While in quarantine the Perrins heard of the
shocking fate of the Cospatrick on
which they had nearly sailed. It caught fire on 18 November 1874 and sank at latitude 37oS,
latitude 12oE. There were only 3 survivors, making this one of the greatest
maritime disasters, with 470 lives lost. The Lord Mayor of London opened a fund for
dependent relatives, and the New Zealand Government contributed £1,000, taking the total
to £2,575 for the "Cospatrick Relief Fund", and the papers of the time were
full of the news, and new safety measures were advocated for fire at sea. The impact that
the disaster of the Cospatrick had on the English populace can be judged by the fact that
the news was widely promulgated even through rural England. A memorial to the victims of
the Cospatrick disaster was erected on the village green at Shipton-under-Wychwood,
Oxfordshire, from where many of the victims had come. Also, the vicar diarist Francis
Kilvert, then resident in Chippenham, Wiltshire, recorded:-
Monday, Childermas Day (28 December 1874) - To-day we heard by short telegram of the awful calamity of the burning of the emigrant ship Caspatria (sic) near the Cape of Good Hope bound for New Zealand. Four hundred and forty persons burnt in her (actually 429). One boat reached St Helena with three survivors who had lived on the flesh of their companions.

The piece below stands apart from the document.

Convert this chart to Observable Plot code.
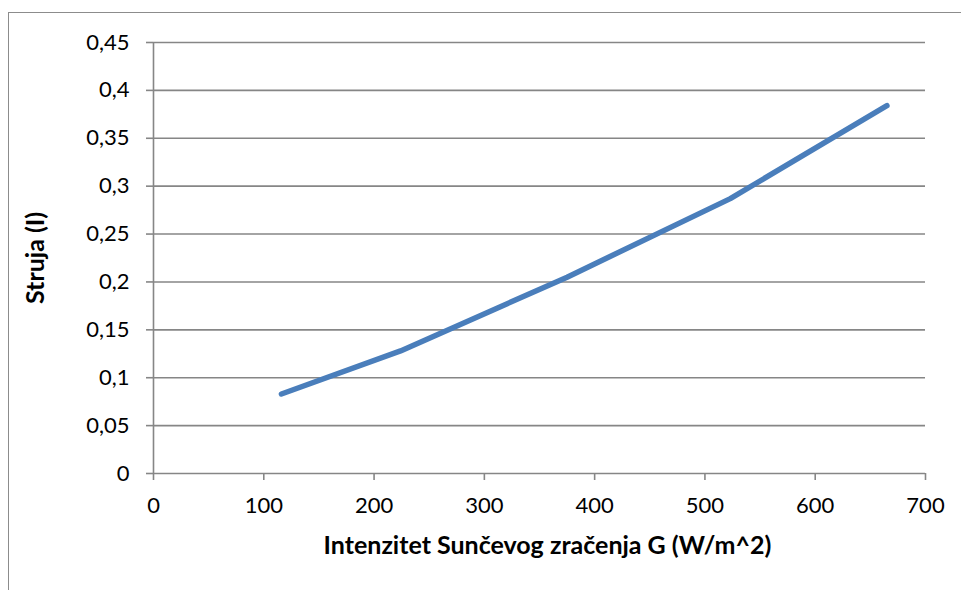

Meanwhile Charles and Sophia had to submit their evidence to a Royal Commission of Enquiry into the circumstances attending disease on board the ship Berar. The Commission reported 120 cases of scarlet fever during the voyage, 20 on arrival, and the deaths of 16 children and 3 adults; Roy White (aged 24), Frederick Benson (aged 42) and William Clayton (37). It was found that:
immigrants as a body were a good class of people and many have already found employment
The submissions by Dr P N Newell (surgeon to Berar)
The ship needed a bathroom;
There were too many passengers on board, especially young children;
More ventilation was required between decks;
Food generally was good - only onions poor quality that would have been injurious to health;
Order and discipline was very good amongst passengers;
There were some dirty people on board - refusing to keep selves and place clean;
Spread of disease alarming, and that Alice Cogger brought the disease on board.

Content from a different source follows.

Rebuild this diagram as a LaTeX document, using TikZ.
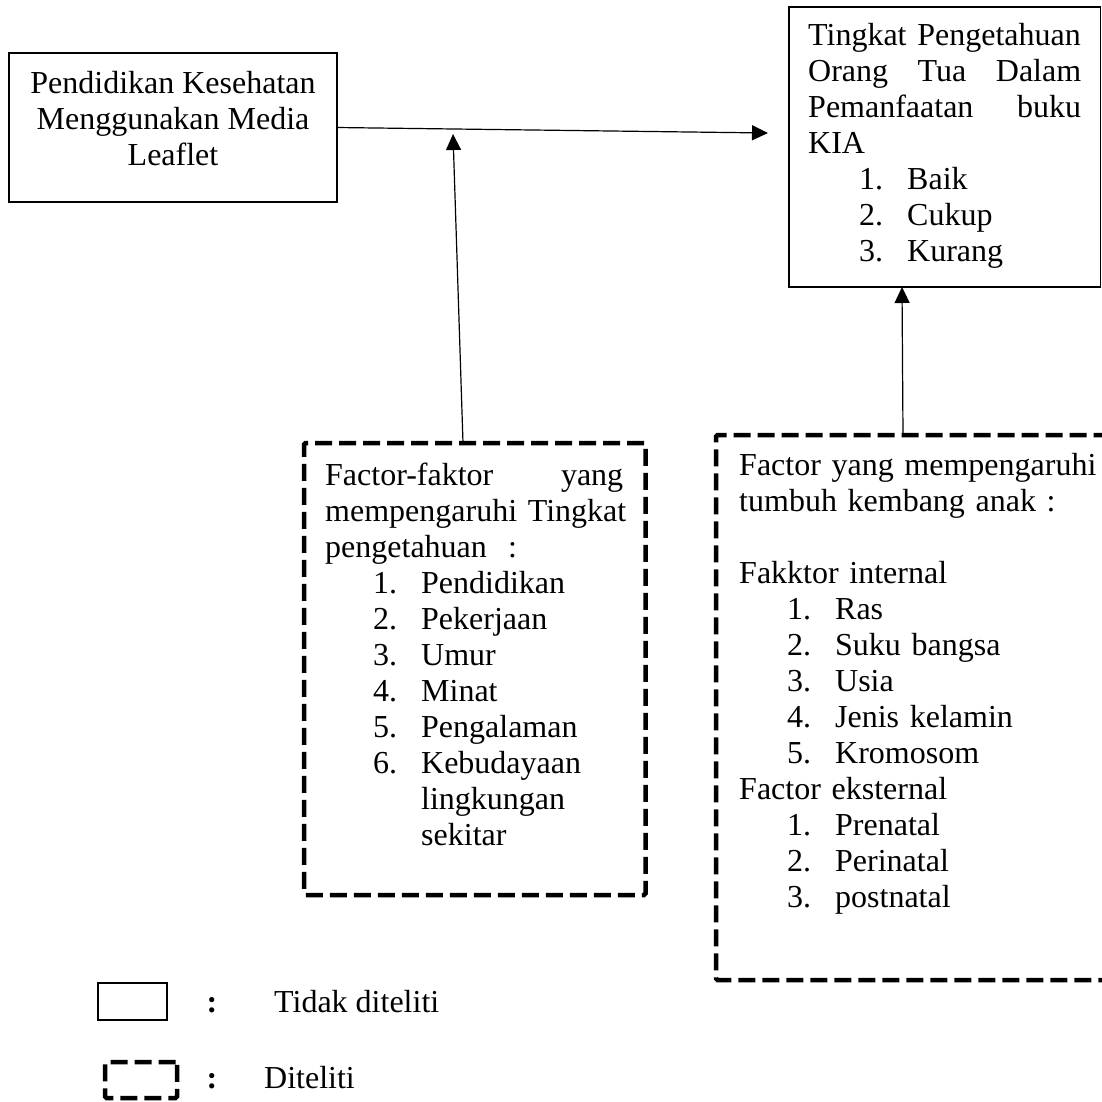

The Westminster Agent General's conclusion on 29 June 1875 on Dr Newell, Surgeon Superintendent of the Berar, was that We do not consider it advisable that he should again be entrusted with the charge of an emigrant ship. This was despite the testimonials of several passengers including Charles and Sophia in support of the doctor.
The Perrins joined immigrants bound for Nelson, and Charles found employment as a storekeeper, and they set up house in Tasman St. One year later Nelson Clement was born (15 July 1876), then Edith Fanny 3 years later (24 September 1879). The Nelson Guide Book and Directory of 1887 gives us:- PERRIN Charles T, Tasman St. This was the address at which their eldest child, Mary Ann married a Scot, George Francis Frew on 1 January 1884, and also where Sophia (5th child) married Richard Huffam on 4 February 1891.